An investor sells a multifamily property for $8,000,000, paying off a $4,500,000 loan and leaving $3,500,000 of net equity with the qualified intermediary. To defer the full gain, the investor must acquire replacement property worth at least $8,000,000, reinvest the entire $3,500,000 of equity, and replace the $4,500,000 of retired debt with new financing or additional cash. Buying a $7,000,000 replacement instead would leave $1,000,000 of value untraded, and that shortfall is taxable boot.

1031 Exchange: What the Market Actually Requires

The two deadlines are absolute and run concurrently from the day the relinquished property closes: 45 calendar days to identify replacement property in writing to the qualified intermediary, and 180 calendar days to close on the replacement (or the due date of that year's tax return including extensions, if earlier). There are no extensions for weekends, holidays, or financing delays. Identification typically follows the three-property rule (up to three candidates regardless of value) or the 200 percent rule (any number of properties totaling no more than twice the relinquished sale price).

The 180-day clock is where exchanges die, and financing is usually the culprit. Agency loans routinely take 60 to 90 days from application to closing, CMBS timelines are similar and less predictable, and a busy bank can drift past 90. A well-run exchange has the replacement loan in application before the 45-day identification letter is even filed. When a permanent loan cannot close in time, a bridge loan is the standard rescue: close inside the window with fast short-term financing, then refinance into permanent debt without deadline pressure.

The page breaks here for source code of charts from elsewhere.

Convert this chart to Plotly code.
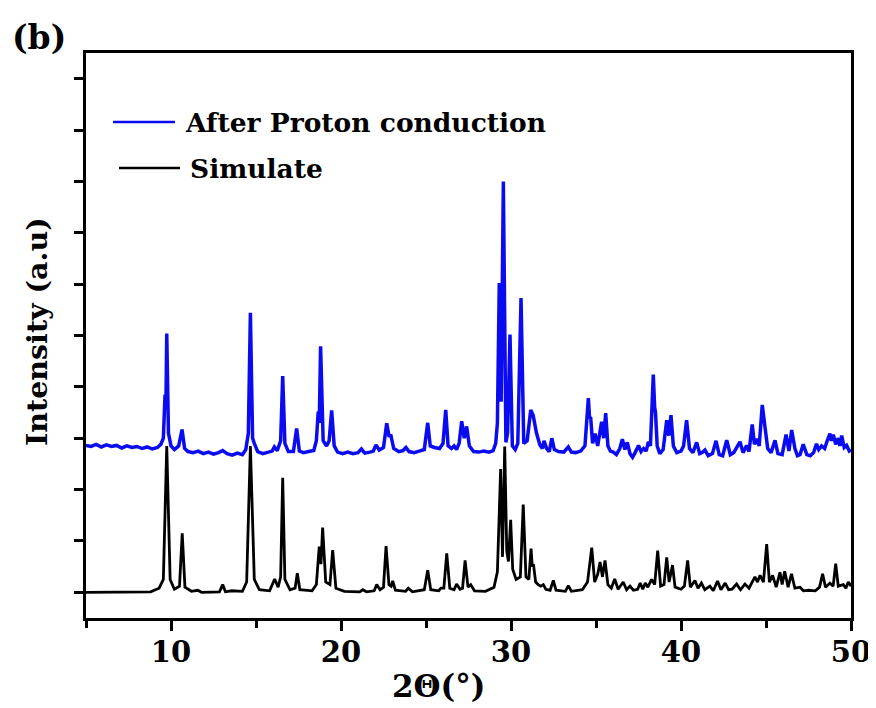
import plotly.graph_objects as go

# ---------------- data ----------------
series_names = ["After Proton conduction", "Simulate"]

sim_x = [5.0, 8.8, 9.3, 9.55, 9.75, 9.95, 10.2, 10.5, 10.66, 10.82, 11.2, 11.57, 11.8, 12.85, 13.04, 13.2,
         13.57, 14.2, 14.45, 14.67, 14.9, 15.2, 15.8, 16.1, 16.3, 16.45, 16.57, 16.7, 17.0, 17.3, 17.43, 17.58,
         18.3, 18.55, 18.72, 18.82, 18.92, 19.1, 19.35, 19.51, 19.7, 20.2, 21.1, 21.28, 21.5, 21.95, 22.1, 22.3,
         22.5, 22.65, 22.82, 22.95, 23.04, 23.2, 23.8, 23.96, 24.2, 24.9, 25.1, 25.28, 25.75, 25.88, 26.05, 26.22,
         26.4, 26.65, 26.8, 27.0, 27.15, 27.3, 27.47, 27.63, 27.85, 28.5, 29.0, 29.2, 29.39, 29.5, 29.63, 29.75,
         29.85, 29.98, 30.1, 30.3, 30.55, 30.72, 30.88, 31.05, 31.18, 31.25, 31.32, 31.45, 31.6, 31.75, 31.9, 32.05,
         32.3, 32.49, 32.65, 33.2, 33.37, 33.55, 34.2, 34.5, 34.75, 34.92, 35.1, 35.24, 35.38, 35.53, 35.7, 35.9,
         36.1, 36.3, 36.6, 36.8, 37.0, 37.2, 37.45, 37.6, 37.75, 37.9, 38.05, 38.27, 38.45, 38.63, 38.8, 39.0,
         39.16, 39.3, 39.5, 39.65, 40.0, 40.2, 40.39, 40.55, 40.82, 41.0, 41.2, 41.4, 41.7, 41.9, 42.15, 42.35,
         42.6, 42.8, 43.0, 43.27, 43.5, 43.76, 44.0, 44.2, 44.35, 44.5, 44.65, 44.85, 45.04, 45.2, 45.39, 45.6,
         45.82, 45.95, 46.1, 46.3, 46.5, 46.7, 47.0, 47.2, 47.5, 47.9, 48.15, 48.33, 48.5, 48.76, 48.95, 49.1,
         49.25, 49.55, 49.7, 49.84, 50.0]
sim_y = [0.0, 0.01, 0.08, 0.25, 2.85, 0.25, 0.06, 0.12, 1.15, 0.1, 0.02, 0.04, 0.0, 0.01, 0.15, 0.01,
         0.03, 0.02, 0.2, 2.85, 0.25, 0.05, 0.03, 0.26, 0.1, 0.3, 2.23, 0.25, 0.05, 0.08, 0.37, 0.05,
         0.03, 0.15, 0.89, 0.55, 1.26, 0.2, 0.15, 0.82, 0.08, 0.02, 0.01, 0.05, 0.01, 0.03, 0.15, 0.05,
         0.1, 0.9, 0.15, 0.12, 0.22, 0.04, 0.02, 0.08, 0.01, 0.05, 0.43, 0.05, 0.03, 0.08, 0.08, 0.76,
         0.08, 0.05, 0.16, 0.06, 0.08, 0.62, 0.1, 0.15, 0.03, 0.02, 0.1, 0.4, 2.4, 0.69, 2.84, 0.8,
         0.6, 1.41, 0.45, 0.25, 0.3, 1.71, 0.3, 0.25, 0.85, 0.5, 0.55, 0.2, 0.15, 0.12, 0.15, 0.06,
         0.04, 0.23, 0.04, 0.02, 0.13, 0.02, 0.05, 0.2, 0.87, 0.2, 0.35, 0.59, 0.3, 0.62, 0.15, 0.08,
         0.26, 0.06, 0.2, 0.05, 0.12, 0.04, 0.06, 0.18, 0.06, 0.18, 0.1, 0.25, 0.15, 0.81, 0.12, 0.15,
         0.68, 0.2, 0.53, 0.1, 0.06, 0.12, 0.62, 0.1, 0.23, 0.08, 0.18, 0.05, 0.12, 0.03, 0.22, 0.05,
         0.18, 0.05, 0.06, 0.16, 0.05, 0.16, 0.08, 0.2, 0.3, 0.2, 0.33, 0.2, 0.94, 0.2, 0.33, 0.1,
         0.39, 0.15, 0.41, 0.1, 0.36, 0.08, 0.1, 0.03, 0.04, 0.03, 0.1, 0.36, 0.1, 0.18, 0.12, 0.56,
         0.12, 0.15, 0.08, 0.2, 0.12]

exp_x = [5.0, 5.3, 5.6, 5.9, 6.2, 6.5, 6.8, 7.1, 7.4, 7.7, 8.0, 8.3, 8.6, 8.9, 9.2, 9.4, 9.55, 9.65, 9.7, 9.75,
         9.85, 10.0, 10.2, 10.45, 10.65, 10.8, 11.0, 11.3, 11.6, 11.9, 12.2, 12.5, 12.8, 13.04, 13.3, 13.6, 13.9,
         14.2, 14.4, 14.55, 14.67, 14.8, 14.9, 15.1, 15.4, 15.7, 15.95, 16.08, 16.25, 16.45, 16.57, 16.7, 16.9,
         17.2, 17.39, 17.55, 17.8, 18.1, 18.4, 18.55, 18.66, 18.72, 18.8, 18.95, 19.15, 19.3, 19.45, 19.6, 19.8,
         20.1, 20.4, 20.7, 21.0, 21.2, 21.4, 21.7, 21.9, 22.06, 22.25, 22.5, 22.69, 22.82, 22.94, 23.1, 23.4,
         23.65, 23.82, 24.0, 24.3, 24.6, 24.9, 25.1, 25.25, 25.5, 25.8, 26.0, 26.16, 26.3, 26.5, 26.65, 26.8,
         26.95, 27.1, 27.25, 27.39, 27.55, 27.8, 28.1, 28.4, 28.7, 28.95, 29.1, 29.2, 29.31, 29.42, 29.55, 29.7,
         29.8, 29.94, 30.08, 30.25, 30.4, 30.59, 30.75, 30.95, 31.16, 31.3, 31.5, 31.7, 31.85, 31.94, 32.1, 32.25,
         32.4, 32.55, 32.8, 33.1, 33.37, 33.55, 33.8, 34.1, 34.35, 34.55, 34.62, 34.69, 34.8, 34.94, 35.1, 35.33,
         35.45, 35.57, 35.7, 35.85, 36.02, 36.2, 36.4, 36.55, 36.7, 36.84, 37.0, 37.15, 37.3, 37.5, 37.65, 37.8,
         37.95, 38.08, 38.2, 38.37, 38.45, 38.5, 38.6, 38.75, 38.95, 39.16, 39.28, 39.41, 39.55, 39.75, 40.0,
         40.15, 40.33, 40.5, 40.7, 40.92, 41.1, 41.25, 41.41, 41.6, 41.85, 42.06, 42.25, 42.45, 42.69, 42.9,
         43.1, 43.25, 43.47, 43.65, 43.86, 44.0, 44.19, 44.32, 44.45, 44.6, 44.78, 44.94, 45.1, 45.3, 45.53,
         45.7, 45.95, 46.18, 46.35, 46.51, 46.7, 46.85, 47.0, 47.19, 47.4, 47.6, 47.8, 47.97, 48.1, 48.27, 48.45,
         48.6, 48.76, 48.85, 48.96, 49.1, 49.25, 49.35, 49.45, 49.6, 49.74, 49.9, 50.0]
exp_y = [2.86, 2.84, 2.88, 2.83, 2.87, 2.84, 2.86, 2.81, 2.85, 2.82, 2.84, 2.80, 2.83, 2.79, 2.82, 2.88, 3.0,
         3.85, 3.6, 5.04, 3.1, 2.85, 2.78, 2.85, 3.17, 2.8, 2.74, 2.72, 2.75, 2.7, 2.73, 2.69, 2.72, 2.76, 2.7,
         2.67, 2.71, 2.68, 2.78, 3.1, 5.44, 3.0, 2.9, 2.74, 2.7, 2.72, 2.75, 2.83, 2.76, 2.95, 4.21, 2.9, 2.74,
         2.74, 3.19, 2.75, 2.72, 2.74, 2.76, 2.95, 3.52, 3.3, 4.79, 2.95, 2.85, 2.95, 3.54, 2.85, 2.73, 2.7,
         2.73, 2.7, 2.72, 2.79, 2.71, 2.73, 2.75, 2.87, 2.77, 2.82, 3.29, 3.05, 3.05, 2.8, 2.74, 2.76, 2.82,
         2.74, 2.72, 2.75, 2.78, 3.30, 2.85, 2.82, 2.8, 2.9, 3.55, 2.85, 2.8, 2.85, 2.78, 2.9, 3.33, 3.0, 3.23,
         2.85, 2.74, 2.73, 2.75, 2.73, 2.76, 2.9, 3.3, 6.02, 3.71, 8.0, 2.92, 3.1, 5.02, 2.85, 2.78, 2.9, 5.73,
         2.9, 2.95, 3.55, 3.45, 3.1, 2.87, 2.8, 2.95, 2.8, 2.74, 3.0, 2.78, 2.74, 2.73, 2.83, 2.73, 2.72, 2.75,
         2.85, 3.78, 3.4, 3.39, 2.9, 3.09, 2.85, 3.32, 3.0, 3.49, 2.85, 2.75, 2.73, 2.68, 2.8, 2.98, 2.78, 2.92,
         2.7, 2.63, 2.72, 2.86, 2.74, 2.8, 2.75, 2.93, 2.85, 4.24, 3.6, 3.5, 2.85, 2.7, 2.78, 3.35, 3.05, 3.45,
         2.85, 2.72, 2.75, 2.85, 3.35, 2.8, 2.72, 2.92, 2.7, 2.72, 2.77, 2.66, 2.7, 2.95, 2.68, 2.66, 2.96,
         2.68, 2.72, 2.8, 2.93, 2.72, 2.86, 2.74, 3.27, 2.88, 2.99, 2.85, 3.65, 3.22, 2.8, 2.72, 2.96, 2.7,
         2.68, 3.07, 2.75, 3.16, 2.8, 2.66, 2.68, 2.88, 2.68, 2.66, 2.72, 2.89, 2.78, 2.85, 2.8, 2.95, 3.09,
         2.95, 3.07, 2.88, 3.0, 2.85, 3.05, 2.82, 2.86, 2.75, 2.77]

x_tick_vals = [10, 20, 30, 40, 50]
x_tick_text = ["10", "20", "30", "40", "50"]
x_title = "2Θ(°)"
y_title = "Intensity (a.u)"
panel_label = "(b)"

BLUE = "#0b0bf2"
BLACK = "#000000"
FONT = "DejaVu Serif"

# the page body adds an 8px margin, so the figure is drawn 8px smaller and
# all screen targets are shifted by that offset
OFF = 8
W, H = 876 - OFF, 708 - OFF
L, R, T, B = 86 - OFF, 25, 53 - OFF, 98 - OFF
PW, PH = W - L - R, H - T - B


def px(xp):
    return (xp - OFF - L) / PW


def py(yp):
    return (H - B - (yp - OFF)) / PH


fig = go.Figure()
fig.add_trace(go.Scatter(x=sim_x, y=sim_y, mode="lines", name=series_names[1],
                         line=dict(color=BLACK, width=2.8), showlegend=False))
fig.add_trace(go.Scatter(x=exp_x, y=exp_y, mode="lines", name=series_names[0],
                         line=dict(color=BLUE, width=3.5), showlegend=False))

fig.update_layout(
    width=W, height=H,
    margin=dict(l=L, r=R, t=T, b=B, autoexpand=False),
    paper_bgcolor="white", plot_bgcolor="white",
    font=dict(family=FONT, color="black"),
    xaxis=dict(
        range=[5, 50], tickmode="array", tickvals=x_tick_vals, ticktext=x_tick_text,
        ticks="outside", ticklen=10, tickwidth=3, tickcolor="black",
        minor=dict(tickvals=[5, 15, 25, 35, 45], ticks="outside", ticklen=7, tickwidth=3, tickcolor="black"),
        showline=True, linewidth=3, linecolor="black", mirror=True,
        showgrid=False, zeroline=False, automargin=False,
        tickfont=dict(family=FONT, size=29, color="black", weight="bold"),
        ticklabelstandoff=-4,
    ),
    yaxis=dict(
        range=[-0.5, 10.5], tickmode="linear", tick0=0, dtick=1,
        ticks="outside", ticklen=9, tickwidth=3, tickcolor="black", showticklabels=False,
        showline=True, linewidth=3, linecolor="black", mirror=True,
        showgrid=False, zeroline=False, automargin=False,
    ),
)

# axis titles and panel label
fig.add_annotation(text=x_title, xref="paper", yref="paper", x=px(438), y=py(686),
                   xanchor="center", yanchor="middle", showarrow=False,
                   font=dict(family=FONT, size=31, color="black", weight="bold"))
fig.add_annotation(text=y_title, xref="paper", yref="paper", x=px(37), y=py(332), textangle=-90,
                   xanchor="center", yanchor="middle", showarrow=False,
                   font=dict(family=FONT, size=28.5, color="black", weight="bold"))
fig.add_annotation(text=panel_label, xref="paper", yref="paper", x=px(10), y=py(37),
                   xanchor="left", yanchor="middle", showarrow=False,
                   font=dict(family=FONT, size=33, color="black", weight="bold"))

# manual legend
leg = [(series_names[0], BLUE, 113, 175, 122, 183), (series_names[1], BLACK, 119, 180, 168, 188)]
for name, col, x0, x1, yy, tx in leg:
    fig.add_shape(type="line", xref="paper", yref="paper", x0=px(x0), x1=px(x1), y0=py(yy), y1=py(yy),
                  line=dict(color=col, width=2.5))
    fig.add_annotation(text=name, xref="paper", yref="paper", x=px(tx), y=py(yy),
                       xanchor="left", yanchor="middle", showarrow=False,
                       font=dict(family=FONT, size=26.5, color="black", weight="bold"))

fig.write_html("out.html")
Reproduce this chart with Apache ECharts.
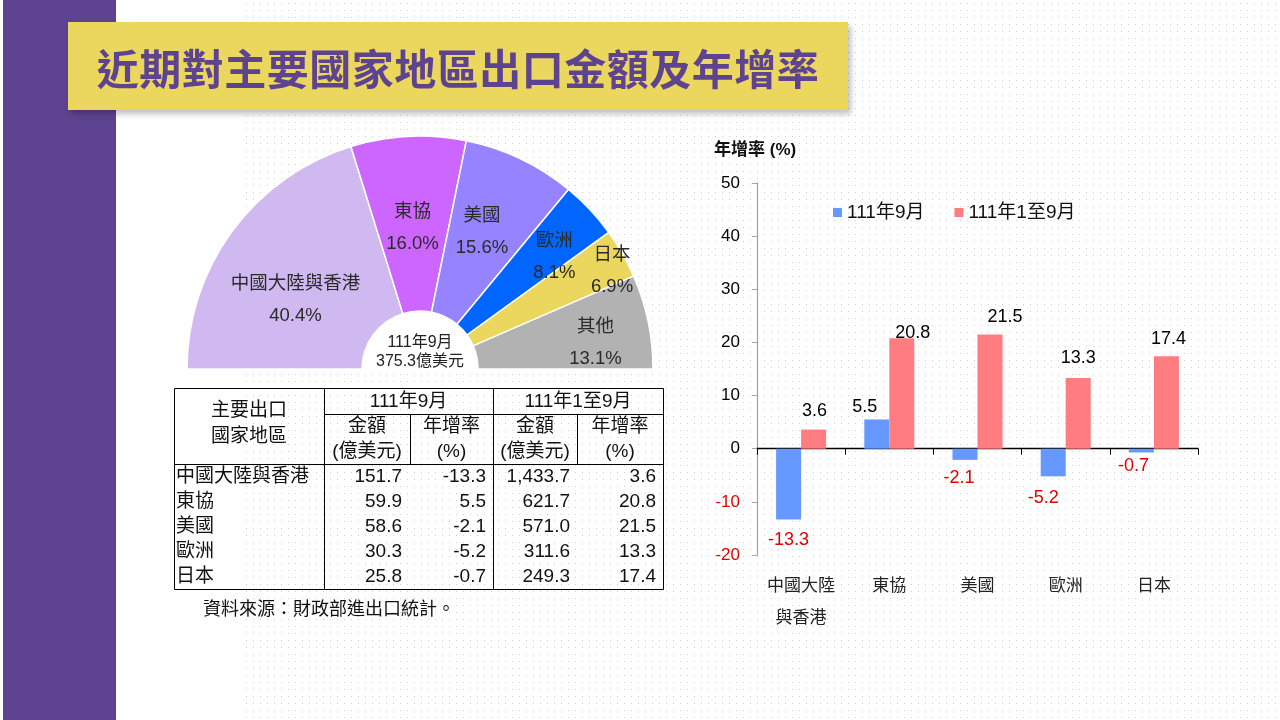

Full deferral requires trading equal or up in both value and equity, which effectively means replacing the debt retired at sale. Any cash pulled out or debt not replaced is boot and is taxed. Net lease and credit-tenant assets are perennial exchange favorites because they can be identified and underwritten quickly. Reverse exchanges, where the replacement is parked with an exchange accommodation titleholder before the sale, solve the timing risk but require lenders comfortable lending into the accommodation structure, which most banks and life companies will do only with extra lead time.

Why It Matters for Your Loan

The tax deferred in an exchange is often seven figures, and it all hinges on closing debt inside a 180-day window that ignores lender delays. The financing plan therefore matters as much as the identification list. Commercial Lending Solutions lines up replacement-property financing in parallel with the sale, and when a permanent lender cannot hit the deadline, routes the deal to bridge lenders who close in weeks, protecting the exchange first and optimizing the debt second.

1031 Exchange: FAQ

Two deadlines run concurrently from the closing date of the relinquished property: replacement property must be identified in writing within 45 calendar days, and the purchase must close within 180 calendar days (or by the due date of that year's tax return including extensions, if earlier). Both are statutory and cannot be extended for financing delays, which is why experienced exchangers have the replacement loan in process before the identification letter is even filed.
To fully defer taxes you must acquire replacement property of equal or greater value and reinvest all net equity, which in practice means replacing the mortgage paid off at sale with new debt or additional cash. If you buy down in value or take cash out, the difference is boot and is taxable. Assuming an existing loan on the replacement property counts toward debt replacement, as does new financing from any capital source.